See, also, Citizens’ Bank of Norfolk v. Schwarzschild & Sultzberger Co., 109 Va. 539, 64 S. E. 954, 23 L. R. A. (N. S.) 1092; Boylston Nat. Bank v. Richardson, 101 Mass. 287; Riverside Bank v. First Nat. Bank of Shenandoah, 74 Fed. 276; National Bank v. Burkhardt, 100 U. S. 686; City Nat. Bank of Selma v. Burns, 68 Ala. 267, 44 Am. Rep. 138; National Gold Bank & Trust Co. v. McDonald, 51 Cal. 64, 21 Am. Rep. 697; Consolidated Nat. Bank of New York v. First Nat. Bank of Middletown, 129 App. Div. 538, 114 N. Y. Snpp. 308; Morse, Banks and Banking (4th ed.), § 455.

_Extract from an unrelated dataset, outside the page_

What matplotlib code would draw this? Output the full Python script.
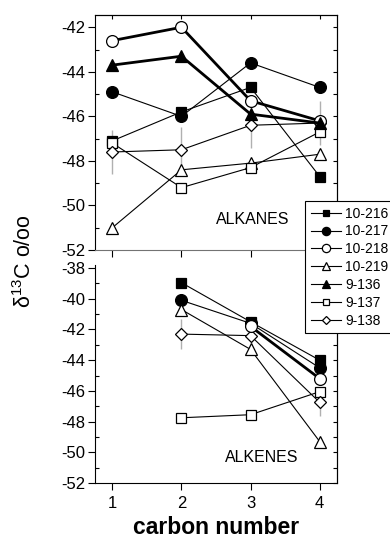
import numpy as np
import matplotlib
matplotlib.use('Agg')
import matplotlib.pyplot as plt
from matplotlib.ticker import MultipleLocator

plt.rcParams['font.family'] = ['Liberation Sans', 'DejaVu Sans']
plt.rcParams['mathtext.fontset'] = 'custom'
plt.rcParams['mathtext.rm'] = 'Liberation Sans'
plt.rcParams['axes.unicode_minus'] = False

######
carbon = [1, 2, 3, 4]
series = ['10-216', '10-217', '10-218', '10-219', '9-136', '9-137', '9-138']

# alkanes (top panel)
alk_10_216 = [-47.1, -45.8, -44.7, -48.7]
alk_10_217 = [-44.9, -46.0, -43.6, -44.7]
alk_10_218 = [-42.6, -42.0, -45.3, -46.2]
alk_10_219 = [-51.0, -48.4, -48.1, -47.7]
alk_9_136 = [-43.7, -43.3, -45.9, -46.3]
alk_9_137 = [-47.2, -49.2, -48.3, -46.7]
alk_9_138 = [-47.6, -47.5, -46.4, -46.3]
alk_9_138_err = [1.0, 1.0, 1.0, 1.0]

# alkenes (bottom panel)
carbon_ene = [2, 3, 4]
ene_10_216 = [-38.95, -41.5, -44.0]
ene_10_217 = [-40.1, -41.6, -44.5]
ene_10_218 = [np.nan, -41.8, -45.2]
ene_10_219 = [-40.7, -43.3, -49.3]
ene_9_137 = [-47.75, -47.55, -46.05]
ene_9_138 = [-42.3, -42.4, -46.75]
ene_9_138_err = [1.0, 0.6, 0.9]
######

sty = {
    '10-216': dict(marker='s', mfc='k', ms=7),
    '10-217': dict(marker='o', mfc='k', ms=8.5),
    '10-218': dict(marker='o', mfc='w', ms=8.5),
    '10-219': dict(marker='^', mfc='w', ms=9),
    '9-136': dict(marker='^', mfc='k', ms=9),
    '9-137': dict(marker='s', mfc='w', ms=7),
    '9-138': dict(marker='D', mfc='w', ms=6.5),
}
thick = ['10-218', '9-136']

fig = plt.figure(figsize=(3.9, 5.38), dpi=100)
ax1 = fig.add_axes([0.2436, 0.5353, 0.6205, 0.4368])
ax2 = fig.add_axes([0.2436, 0.1022, 0.6205, 0.4052])

def draw(ax, x, data, err):
    # error bars first, in gray
    ax.errorbar(x, data['9-138'], yerr=err, fmt='none', ecolor='#b0b0b0',
                elinewidth=1, capsize=0, zorder=1)
    for name in series:
        if name not in data:
            continue
        lw = 2.0 if name in thick else 0.8
        z = 4 if name in thick else 3
        ax.plot(x, data[name], color='k', lw=lw, mec='k', mew=0.9,
                zorder=z, **sty[name])

top = {'10-216': alk_10_216, '10-217': alk_10_217, '10-218': alk_10_218,
       '10-219': alk_10_219, '9-136': alk_9_136, '9-137': alk_9_137,
       '9-138': alk_9_138}
bot = {'10-216': ene_10_216, '10-217': ene_10_217, '10-218': ene_10_218,
       '10-219': ene_10_219, '9-137': ene_9_137, '9-138': ene_9_138}

draw(ax1, carbon, top, alk_9_138_err)
draw(ax2, carbon_ene, bot, ene_9_138_err)

ax1.set_ylim(-52, -41.45)
ax2.set_ylim(-52, -37.8)
for ax in (ax1, ax2):
    ax.set_xlim(0.75, 4.25)
    ax.set_xticks(carbon)
    ax.yaxis.set_major_locator(MultipleLocator(2))
    ax.yaxis.set_minor_locator(MultipleLocator(1))
    ax.tick_params(axis='y', which='major', direction='out', length=5,
                   width=0.8, labelsize=12, pad=2)
    ax.tick_params(axis='y', which='minor', direction='in', length=3, width=0.8)
    ax.tick_params(axis='x', which='major', direction='out', length=5,
                   width=0.8, labelsize=12, pad=4)
    for s in ax.spines.values():
        s.set_linewidth(0.8)

# right-side ticks drawn inward
for ax in (ax1, ax2):
    r = ax.secondary_yaxis('right')
    r.yaxis.set_major_locator(MultipleLocator(1))
    r.tick_params(direction='in', length=3, width=0.8, labelright=False)
    r.spines['right'].set_linewidth(0.8)
t = ax1.secondary_xaxis('top')
t.set_xticks(carbon)
t.tick_params(direction='in', length=3, width=0.8, labeltop=False)
t.spines['top'].set_linewidth(0.8)

ax1.tick_params(axis='x', labelbottom=False)
ax1.spines['bottom'].set_color('0.45')
ax2.spines['top'].set_visible(False)

ax1.text(0.653, 0.128, 'ALKANES', transform=ax1.transAxes, fontsize=11.5,
         ha='center', va='center')
ax2.text(0.69, 0.119, 'ALKENES', transform=ax2.transAxes, fontsize=11.5,
         ha='center', va='center')

fig.text(25 / 390, 1 - 261 / 538, r'δ$^{13}$C o/oo', rotation=90,
         fontsize=15.5, ha='center', va='center')
fig.text(0.553, 1 - 527 / 538, 'carbon number', fontsize=16.5,
         fontweight='bold', ha='center', va='center')

handles = [ax1.lines[i] for i in range(len(series))]
leg = fig.legend(handles, series, loc='upper left',
                 bbox_to_anchor=(0.782, 0.6264), fontsize=10,
                 markerscale=0.7, handlelength=2.2, handletextpad=0.3,
                 labelspacing=0.28, borderpad=0.4, borderaxespad=0,
                 fancybox=False, framealpha=1, edgecolor='k')
leg.get_frame().set_linewidth(0.8)
for h in leg.legend_handles:
    h.set_linewidth(0.8)

fig.savefig('out.png', dpi=100)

But while the courts are uniform in holding that a bank cannot recover under the circumstances cited, they are not agreed upon the principle upon which the rule prohibiting a recovery rests. Some of them, it will be observed, put it on the ground of want of privity between the holder of the check and the bank; others upon the ground that the payment is not a payment by mistake within the meaning of the rule that permits a recovery; others, again, on the ground that to permit the bank to repudiate the payment would destroy the certainty that must pertain to commercial transactions of this sort if they are to remain useful to the business public. To our minds the latter reason is the most satisfactory. If, for example, a merchant conducting a retail business must hold the money he receives from the bank in payment of check and drafts, taken in by him from his customers in payment for the purchase of goods, until such reasonable time as the bank has to determine whether or not it will call upon him for a return of the money, it is manifest that he must discard the use of checks and drafts in the conduct of his business and require his customers to bring him cash. The uncertainty, delay, and annoyance such rule would cause him would forbid their use in his business.
Concluding, as we do, that the bank cannot recover if the checks in question were received and paid by it in the ordinary
The judgment is affirmed.
Dunbar, C. J., Parker, and Mount, JJ., concur.